Tom Bradley's
Lemur may not score points with LGBT activists,
but it's entertaining nonetheless.
What must happen
at the end of all comedies? On the last page of this
novel Spencer Sproul stands in fond reverie on the front
stoop of his newly successful restaurant
(significantly, a family-style establishment). At
Spencer's side is his favorite employee, his
"special-best busboy," Spud.
What is this
place, other than a chapel? And what is the seven-foot tall
fiberglass effigy of Lemmy, the restaurant's Lemur logo,
other than a god, presiding over this sacrament?

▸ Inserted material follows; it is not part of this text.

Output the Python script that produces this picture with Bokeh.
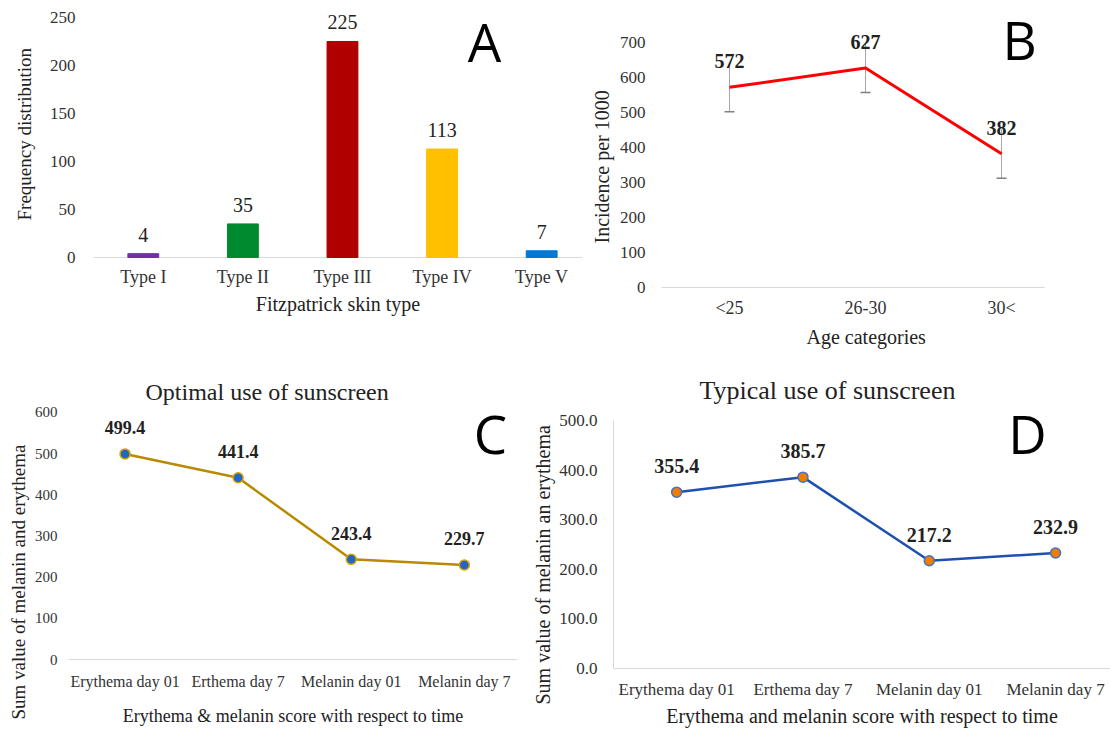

What
color is Spud's busboy apron but bridal white? And as
for the wedding party, who are they but the hundreds
of morbidly obese customers queued up for the brunch buffet?
Like all
comedies, Lemur is the story of a fragmented
self becoming whole. And the wedding at the end is
requisite, the bringing together of the conflicting
elements of the protagonist's nature.
Spud is not
exactly the most attractive character in the annals of
fiction, yet Tom Bradley has cast him as the successfully
won love-object. The fact that it's a gay marriage and
that the bride is a compulsive nose-picker
and borderline mentally challenged might seem
calculated to anger activists. Tom Bradley has never been
loath to anger folks with his writing.